07 December 2007

Art postcard to Violet

If you didn't get any of those "original" art postcards sold to help fund a certain marketing, er, Art school, you might enjoy (free!) this charming card below, from a book of wonders called Priceless Pictures from the remarkable NSW Government Printing Office Collection 1870-1950, published by Stateprint, (Sydney), New South Wales (Australia), 1988.


The words say
Top left: "How to tell the animals from wild flowers."
Bottom left: A DANDY LION.
Top right: 12 - 10 - 03
Mid right: "Down in a green and shady street, A Modest Violet lived."
Bottom right: I've forgotten the rest.

This postcard, like the ones sold in that fundraiser, isn't doing what postcards were originally meant to do – communicate something in words to the addressee, with a little something extra in the way of a picture thrown in.

The fundraiser postcards, certified and classified, aren't communication. They're Art. Miniatures for collectors, and way too valuable to be sent to someone else.

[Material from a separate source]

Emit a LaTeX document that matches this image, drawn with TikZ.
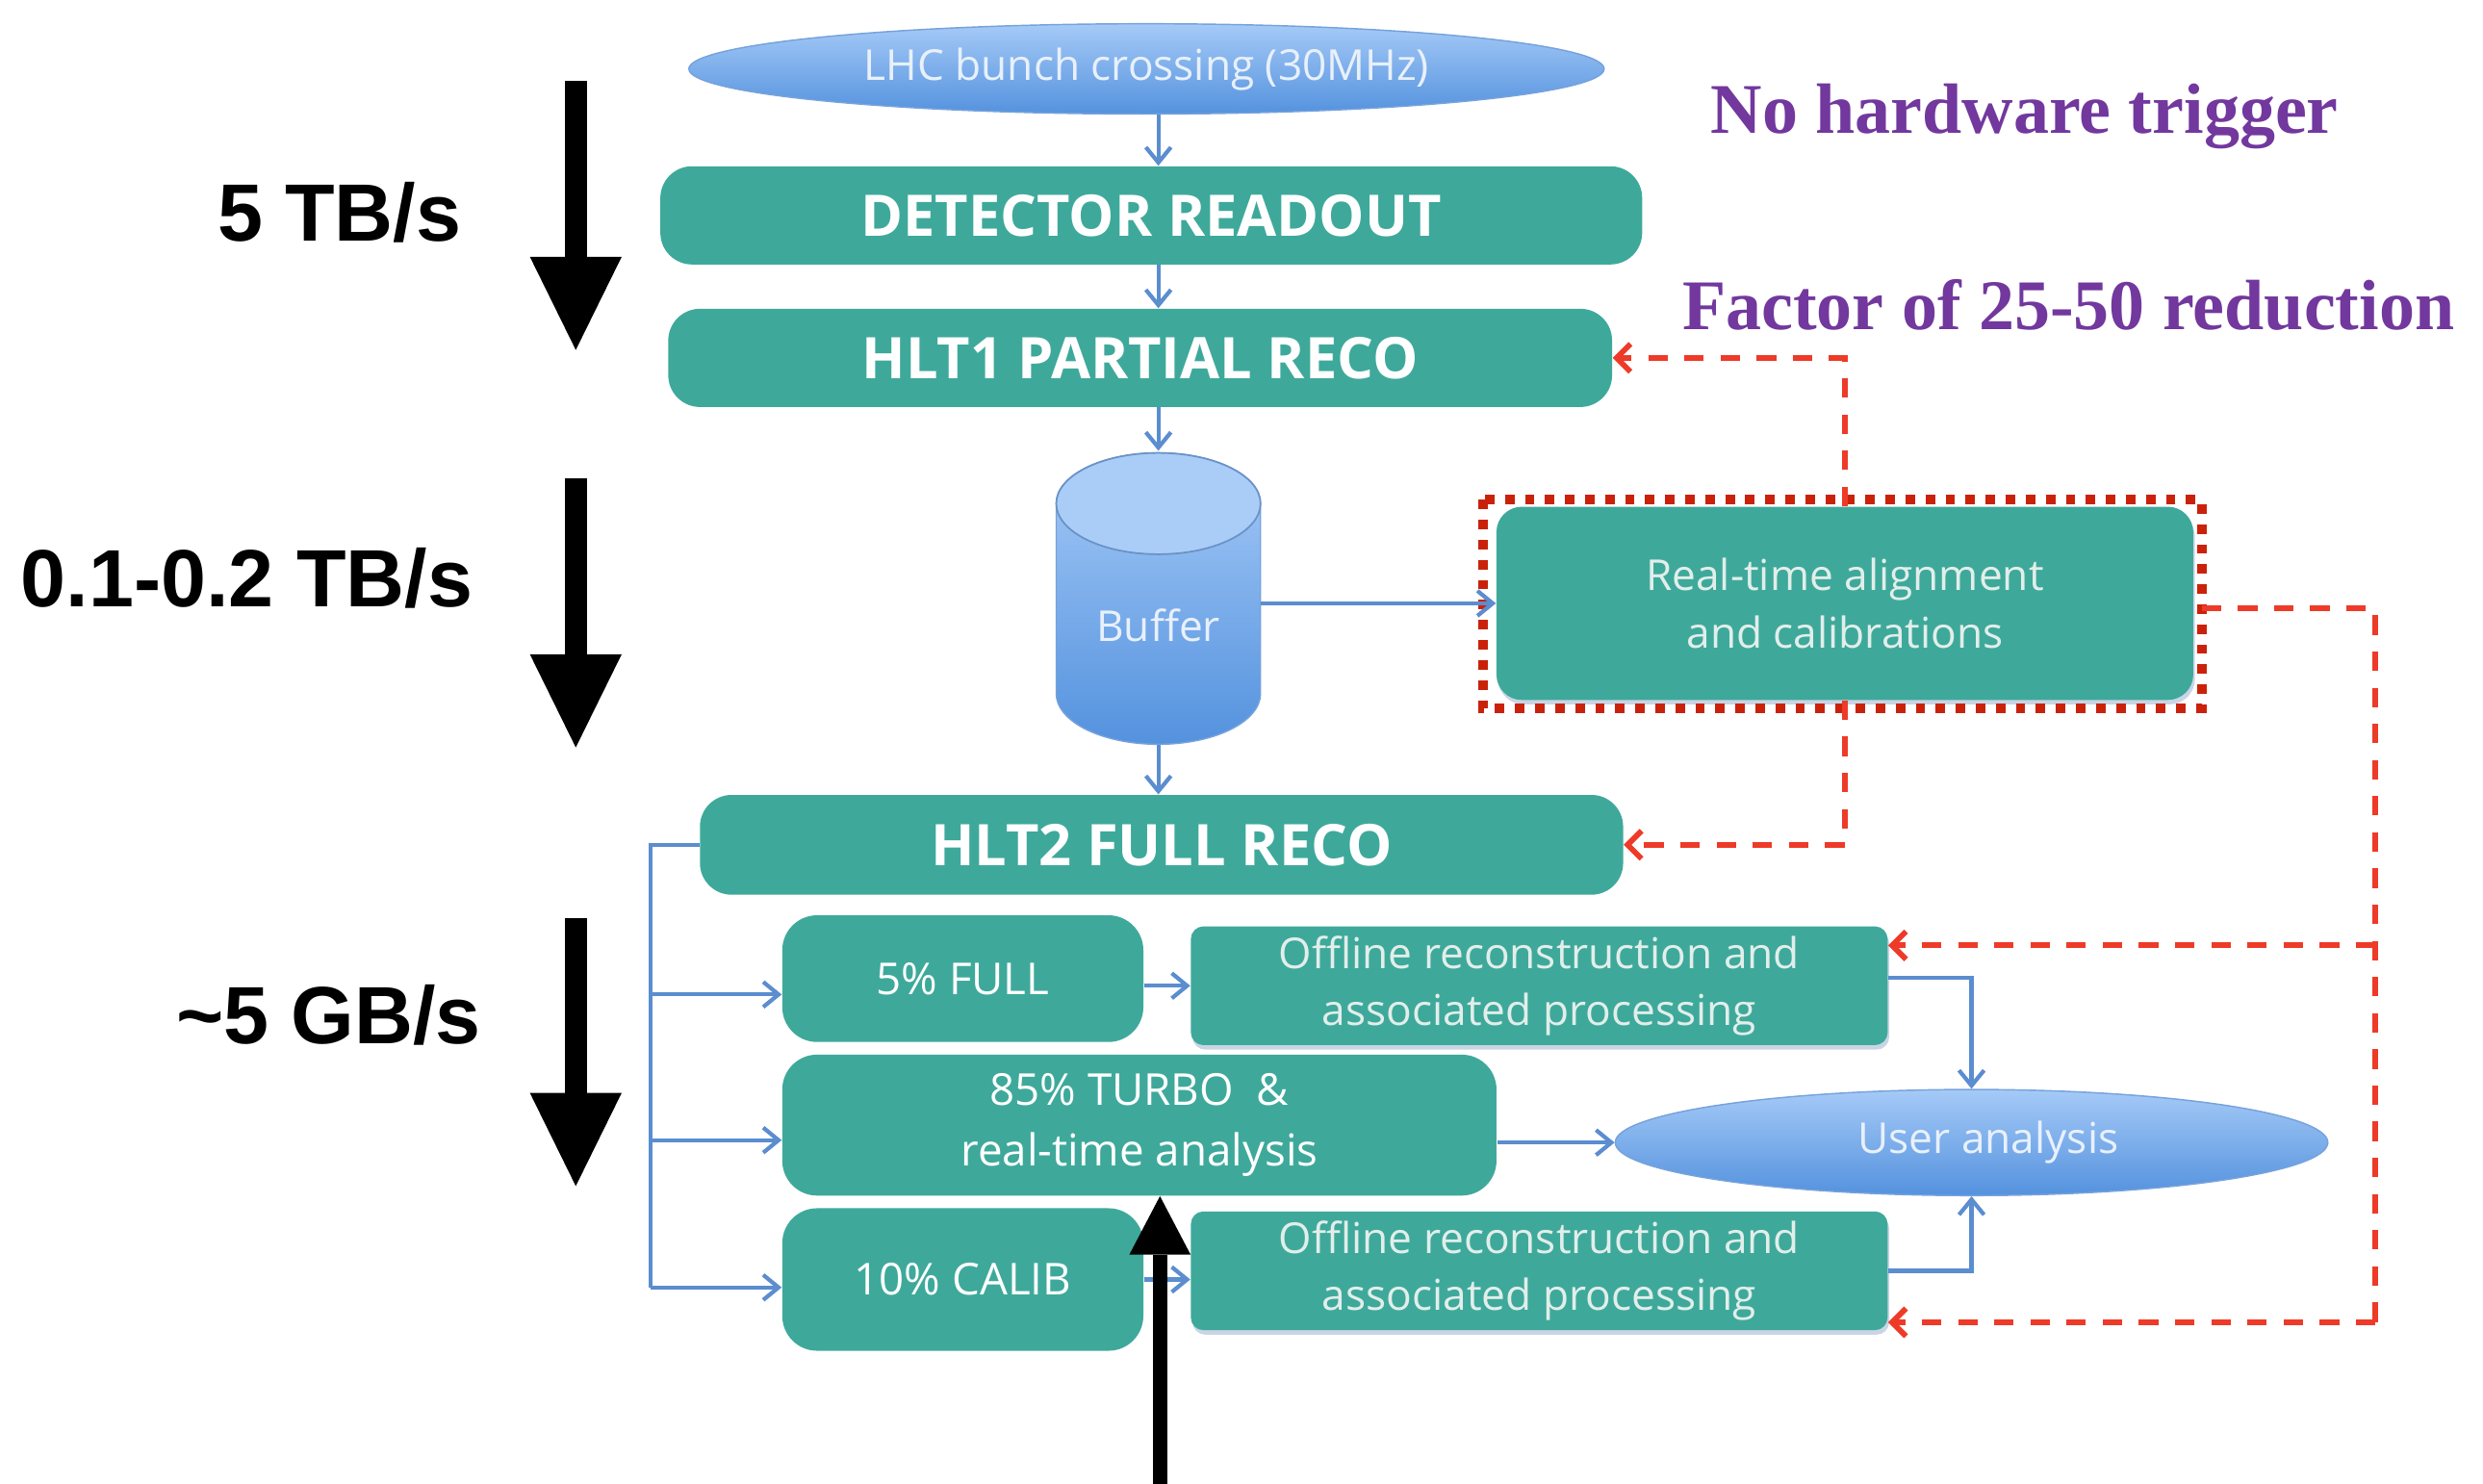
\documentclass[tikz,border=0pt]{standalone}
\usepackage{fontspec}
\setmainfont{Open Sans}
\newfontfamily\helvf{Liberation Sans}
\newfontfamily\timesf{Liberation Serif}
\usetikzlibrary{shapes.geometric,arrows.meta,calc,shadows}
\definecolor{teal1}{RGB}{62,169,155}
\definecolor{ellTop}{RGB}{165,202,247}
\definecolor{ellBot}{RGB}{84,146,222}
\definecolor{ellEdge}{RGB}{118,162,220}
\definecolor{conn}{RGB}{91,141,207}
\definecolor{redd}{RGB}{238,58,40}
\definecolor{dotred}{RGB}{202,34,10}
\definecolor{purp}{RGB}{114,56,158}
\definecolor{lighttext}{RGB}{226,238,234}
\definecolor{elltext}{RGB}{232,240,250}
\newcommand\pxu{0.02cm}
\begin{document}
\begin{tikzpicture}[x=0.02cm,y=-0.02cm,
  smallfont/.style={font=\fontsize{15.3}{20.5}\selectfont},
  tealbox/.style={rectangle, fill=teal1, inner sep=0pt, text=white, align=center, smallfont},
  bigbox/.style={tealbox, rounded corners=0.4cm, font=\bfseries\fontsize{20.6}{25}\selectfont},
  midbox/.style={tealbox, rounded corners=0.44cm, font=\fontsize{15.8}{21.6}\selectfont},
  softshadow/.style={drop shadow={shadow xshift=0.6pt, shadow yshift=-1.6pt, opacity=0.35, fill=conn!70!gray}},
  offbox/.style={tealbox, rounded corners=0.16cm, text=lighttext, minimum width=440*\pxu, minimum height=75*\pxu, softshadow},
  ellnode/.style={ellipse, inner sep=0pt, top color=ellTop, bottom color=ellBot, draw=ellEdge, line width=0.5pt, text=elltext, smallfont},
  bline/.style={draw=conn, line width=1.45pt},
  barr/.style={bline, -{Straight Barb[length=5.5pt,width=9pt]}},
  rdash/.style={draw=redd, line width=2pt, dash pattern=on 7pt off 6pt, -{Straight Barb[length=5pt,width=10pt]}},
  rline/.style={draw=redd, line width=2pt, dash pattern=on 7pt off 6pt},
  dotborder/.style={draw=dotred, line width=3.4pt, dash pattern=on 3.4pt off 3.8pt},
  bigarr/.style={draw=black, line width=8pt, -{Triangle[length=33.5pt,width=33pt,line width=0pt]}},
  ratelbl/.style={font=\helvf\bfseries\fontsize{29.2}{32}\selectfont, inner sep=0pt},
  purplbl/.style={font=\timesf\bfseries\fontsize{25.6}{28}\selectfont, text=purp, inner sep=0pt}
]
\fill[white] (0,0) rectangle (1568,937);
\useasboundingbox (0,0) rectangle (1568,937);

% ---- nodes ----
\node[ellnode, minimum width=578*\pxu, minimum height=57*\pxu] (lhc) at (724,43.5) {LHC bunch crossing (30MHz)};
\node[bigbox, minimum width=620*\pxu, minimum height=62*\pxu] (det) at (727,136) {DETECTOR READOUT};
\node[bigbox, minimum width=596*\pxu, minimum height=62*\pxu] (hlt1) at (720,226) {HLT1 PARTIAL RECO};

% buffer cylinder
\node[minimum width=129*\pxu, minimum height=185*\pxu, inner sep=0pt] (buf) at (731.5,377.5) {};
\shade[top color=ellTop, bottom color=ellBot, draw=ellEdge, line width=0.5pt]
  (667,318) -- (667,438) arc[start angle=180,end angle=0,x radius=64.5,y radius=32]
  -- (796,318) arc[start angle=0,end angle=-180,x radius=64.5,y radius=32] -- cycle;
\filldraw[fill=ellTop!95!white, draw=ellEdge!90!black, line width=0.6pt] (731.5,318) ellipse[x radius=64.5, y radius=32];
\node[text=elltext, smallfont] (buft) at (731.5,395) {Buffer};

\node[tealbox, rounded corners=0.32cm, minimum width=440*\pxu, minimum height=122*\pxu, text=lighttext, softshadow] (rt) at (1165,381) {Real-time alignment\\and calibrations};
\draw[dotborder] ($(rt.north west)+(-8,-4)$) rectangle ($(rt.south east)+(5,5)$);

\node[bigbox, minimum width=583*\pxu, minimum height=63*\pxu] (hlt2) at (733.5,533.5) {HLT2 FULL RECO};
\node[midbox, minimum width=228*\pxu, minimum height=80*\pxu] (full) at (608,618) {5\% FULL};
\node[offbox] (off1) at (972,622.5) {Offline reconstruction and\\associated processing};
\node[midbox, minimum width=451*\pxu, minimum height=89*\pxu] (turbo) at (719.5,710.5) {85\% TURBO\ \ \&\\real-time analysis};
\node[ellnode, minimum width=450*\pxu, minimum height=67*\pxu] (user) at (1245,721.5) {\hspace*{12pt}User analysis};
\node[midbox, minimum width=228*\pxu, minimum height=90*\pxu] (calib) at (608,808) {10\% CALIB};
\node[offbox] (off2) at (972,802.5) {Offline reconstruction and\\associated processing};

% ---- labels ----
\node[ratelbl, anchor=base west] (r1) at (137,152.5) {5 TB/s};
\node[ratelbl, anchor=base west] (r2) at (13,383) {0.1-0.2 TB/s};
\node[ratelbl, anchor=base west] (r3) at (111,659) {\textasciitilde 5 GB/s};
\node[purplbl, anchor=base west] (p1) at (1080,84) {No hardware trigger};
\node[purplbl, anchor=base west] (p2) at (1062,208) {Factor of 25-50 reduction};

% ---- blue connectors ----
\draw[barr] (lhc.south -| buf.center) -- (det.north -| buf.center);
\draw[barr] (det.south -| buf.center) -- (hlt1.north -| buf.center);
\draw[barr] (hlt1.south -| buf.center) -- (buf.north);
\draw[barr] (buf.south) -- (hlt2.north -| buf.center);
\draw[barr] (buf.east |- rt.west) -- (rt.west);

\coordinate (bx) at (411,533.5);
\coordinate (ain1) at ($(full.west)+(0,10)$);
\coordinate (ain2) at ($(turbo.west)+(0,9.5)$);
\coordinate (ain3) at ($(calib.west)+(0,5)$);
\draw[bline] (hlt2.west) -- (bx) -- (bx |- ain3);
\draw[barr] (bx |- ain1) -- (ain1);
\draw[barr] (bx |- ain2) -- (ain2);
\draw[barr] (bx |- ain3) -- (ain3);

\draw[barr] (full.east |- off1.west) -- (off1.west);
\draw[barr] (calib.east) -- (calib.east -| off2.west);
\draw[barr] (turbo.east |- user.west) -- (user.west);
\draw[barr] ($(off1.east)+(0,-5)$) -| (user.north);
\draw[barr] (off2.east) -| (user.south);

% ---- red dashed feedback ----
\draw[rdash] (rt.north) |- (hlt1.east);
\draw[rdash] (rt.south) |- (hlt2.east);
\coordinate (rx) at (1500,384);
\coordinate (rin1) at ($(off1.east)+(0,-25.5)$);
\coordinate (rin2) at ($(off2.east)+(0,32.5)$);
\draw[rline] ($(rt.east)+(5,3)$) -- (rx) -- (rx |- rin2);
\draw[rdash] (rx |- rin1) -- (rin1);
\draw[rdash] (rx |- rin2) -- (rin2);

% ---- black rate arrows ----
\coordinate (a1s) at (363.6,51);  \coordinate (a1e) at (363.6,221);
\coordinate (a2s) at (363.6,302); \coordinate (a2e) at (363.6,472);
\coordinate (a3s) at (363.6,580); \coordinate (a3e) at (363.6,749);
\draw[bigarr] (a1s) -- (a1e);
\draw[bigarr] (a2s) -- (a2e);
\draw[bigarr] (a3s) -- (a3e);

\coordinate (bot) at (732.5,937);
\draw[draw=black, line width=5.1pt, -{Triangle[length=21pt,width=22pt,line width=0pt]}] (bot) -- (bot |- turbo.south);
\end{tikzpicture}
\end{document}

This subversive postcard, on the other hand, is way too delightful to have been solely a joy to the addressee. One can only imagine the numbers of hands this passed through on its way to lucky Violet.

As for its artist, although it is unsigned, that IS its signature, the invisible stamp of the immortal: Anonymous

And that leads to another irresistible from the Priceless Pictures collection:

This is also by Anonymous. Yes, I know the style is different, but Anonymous is as versatile as a conman.